The Head of State also lauded Kenya's progress in Education stating that Kenya is the first country to roll out Computer Coding in Africa within its education system.
“Today, Kenya becomes the first country in Africa to approve coding as a subject of study within the official curricula for primary and secondary schools,”
Computer Coding is part of the Kenya 2020-2030 National Digital Masterplan, built around four pillars, digital infrastructure and development, digital skills and innovation, digital service and management, enterprise and digital management
At the same time, the President inaugurated the Kenya National Digital Master Plan which runs from this year to 2032 and the National Cyber-security Strategy 2022 which provides strategic interventions in addressing national cyber-security challenges and threats.
Kenyatta expressed optimism that the national digital master plan will cement the country’s leadership in ICT by creating an enabling policy, legal and regulatory environment for the greater adoption of e-governance as well as fostering the setup and growth of ICT-related businesses
“This, no doubt, will enhance employment creation, enable and scale up ICT innovation, and the development of a dynamic and robust ICT sector that will enhance the growth of all sectors of our economy. The master plan also guides investors while planning their investment priorities,” President Kenyatta said.
The outgoing Head of State also expressed satisfaction that his administration has made great strides in digitization and embedding ICT across every aspect of public life. He referenced how the revolution in the delivery of Government services through the globally acclaimed “Huduma Centres” as one of the achievements of the country’s digitization program.
Cabinet Secretaries Joe Mucheru (ICT) and Prof.
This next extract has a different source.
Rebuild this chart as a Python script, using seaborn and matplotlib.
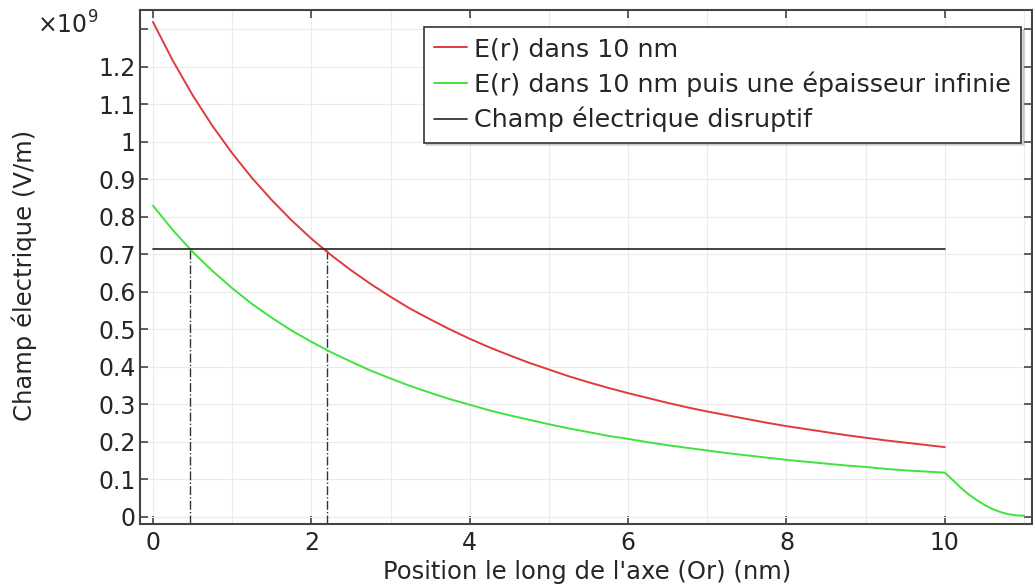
import numpy as np
import pandas as pd
import matplotlib
matplotlib.use("Agg")
import matplotlib.pyplot as plt
import seaborn as sns
from matplotlib.ticker import MultipleLocator

# values in units of 1e9 V/m
x_red = [0, 0.25, 0.5, 0.75, 1, 1.25, 1.5, 1.75, 2, 2.25, 2.5, 2.75, 3, 3.25, 3.5, 3.75,
         4, 4.25, 4.5, 4.75, 5, 5.25, 5.5, 5.75, 6, 6.25, 6.5, 6.75, 7, 7.25, 7.5, 7.75,
         8, 8.25, 8.5, 8.75, 9, 9.25, 9.5, 9.75, 10]
e_red = [1.320, 1.217, 1.125, 1.043, 0.970, 0.904, 0.845, 0.791, 0.742, 0.698, 0.658,
         0.621, 0.587, 0.555, 0.527, 0.500, 0.475, 0.452, 0.431, 0.411, 0.393, 0.375,
         0.359, 0.344, 0.330, 0.317, 0.304, 0.292, 0.281, 0.271, 0.261, 0.251, 0.242,
         0.234, 0.226, 0.218, 0.211, 0.204, 0.198, 0.192, 0.186]

x_green = [0, 0.25, 0.5, 0.75, 1, 1.25, 1.5, 1.75, 2, 2.25, 2.5, 2.75, 3, 3.25, 3.5, 3.75,
           4, 4.25, 4.5, 4.75, 5, 5.25, 5.5, 5.75, 6, 6.25, 6.5, 6.75, 7, 7.25, 7.5, 7.75,
           8, 8.25, 8.5, 8.75, 9, 9.25, 9.5, 9.75, 10,
           10.05, 10.1, 10.2, 10.3, 10.4, 10.5, 10.6, 10.7, 10.8, 10.9, 11.0]
e_green = [0.830, 0.765, 0.707, 0.656, 0.610, 0.568, 0.531, 0.497, 0.467, 0.439, 0.414,
           0.390, 0.369, 0.349, 0.331, 0.314, 0.299, 0.284, 0.271, 0.259, 0.247, 0.236,
           0.226, 0.216, 0.208, 0.199, 0.191, 0.184, 0.177, 0.170, 0.164, 0.158, 0.152,
           0.147, 0.142, 0.137, 0.133, 0.128, 0.124, 0.121, 0.118,
           0.108, 0.098, 0.078, 0.060, 0.045, 0.032, 0.021, 0.013, 0.007, 0.004, 0.003]

e_disruptif = 0.715
x_disruptif = [0, 10]
x_cross = [0.47, 2.2]

y_ticks = [0, 0.1, 0.2, 0.3, 0.4, 0.5, 0.6, 0.7, 0.8, 0.9, 1.0, 1.1, 1.2, 1.3]
y_labels = ["0", "0.1", "0.2", "0.3", "0.4", "0.5", "0.6", "0.7", "0.8", "0.9", "1", "1.1", "1.2", ""]

labels = ["E(r) dans 10 nm",
          "E(r) dans 10 nm puis une épaisseur infinie",
          "Champ électrique disruptif"]

df_red = pd.DataFrame({"x": x_red, "E": e_red})
df_green = pd.DataFrame({"x": x_green, "E": e_green})
df_black = pd.DataFrame({"x": x_disruptif, "E": [e_disruptif] * len(x_disruptif)})

sns.set_theme(style="ticks")
plt.rcParams["font.family"] = ["DejaVu Sans"]

fig = plt.figure(figsize=(10.33, 5.85), dpi=100)
ax = fig.add_axes([0.1355, 0.1043, 0.8635, 0.8787])

ylo, yhi = -0.019, 1.352
for xc in x_cross:
    ax.plot([xc, xc], [ylo, e_disruptif], color="#333333", lw=1.0, ls="-.", zorder=2)

sns.lineplot(data=df_red, x="x", y="E", ax=ax, color="#e03a3e", lw=1.4, label=labels[0], zorder=3)
sns.lineplot(data=df_green, x="x", y="E", ax=ax, color="#3fe23f", lw=1.4, label=labels[1], zorder=3)
sns.lineplot(data=df_black, x="x", y="E", ax=ax, color="#222222", lw=1.2, label=labels[2], zorder=3)

ax.set_xlim(-0.164, 11.1)
ax.set_ylim(ylo, yhi)

ax.xaxis.set_major_locator(MultipleLocator(2))
ax.xaxis.set_minor_locator(MultipleLocator(1))
ax.set_yticks(y_ticks)
ax.set_yticklabels(y_labels)

ax.grid(which="both", color="#ebebeb", lw=0.8)
ax.set_axisbelow(True)
ax.tick_params(which="major", direction="in", length=6, width=1.2, color="#444444",
               labelsize=17, pad=3, top=True, right=True)
ax.tick_params(axis="x", which="major", pad=5)
ax.tick_params(which="minor", length=0)
for s in ax.spines.values():
    s.set_color("#444444")
    s.set_linewidth(1.5)

ax.set_xlabel("")
ax.set_ylabel("")
fig.text(587 / 1033, 1 / 585, "Position le long de l'axe (Or) (nm)",
         fontsize=17.5, ha="center", va="bottom")
fig.text(24 / 1033, 1 - 275 / 585, "Champ électrique (V/m)",
         fontsize=17.5, ha="center", va="center", rotation=90)

fig.text(0.036, 0.957, r"$\times10^9$", fontsize=17, va="center")

leg = ax.legend(loc="upper right", bbox_to_anchor=(0.9877, 0.967), borderaxespad=0,
                fontsize=18.3, handlelength=1.3, handletextpad=0.28, labelspacing=0.4,
                fancybox=False, frameon=True, borderpad=0.4,
                shadow={"color": "#999999", "alpha": 0.35})
leg.get_frame().set_edgecolor("#333333")
leg.get_frame().set_linewidth(1.2)

fig.savefig("out.png", dpi=100)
George Magoha (Education) were among the senior government officials who attended the event.
CS Mucheru noted that after the launch of the coding curriculum barely two months ago, the private sector swiftly took it up and more than 317 private schools are already teaching Coding.
The adoption of coding in Kenyan schools comes when the Ministry of Education is phasing out the 8-4-4 system that has been in existence for more than three decades.
Grade 6 learners who pioneered the CBC curriculum will transition to junior high school in January 2023, with the government racing against time to put the right infrastructure in place, including enough classes.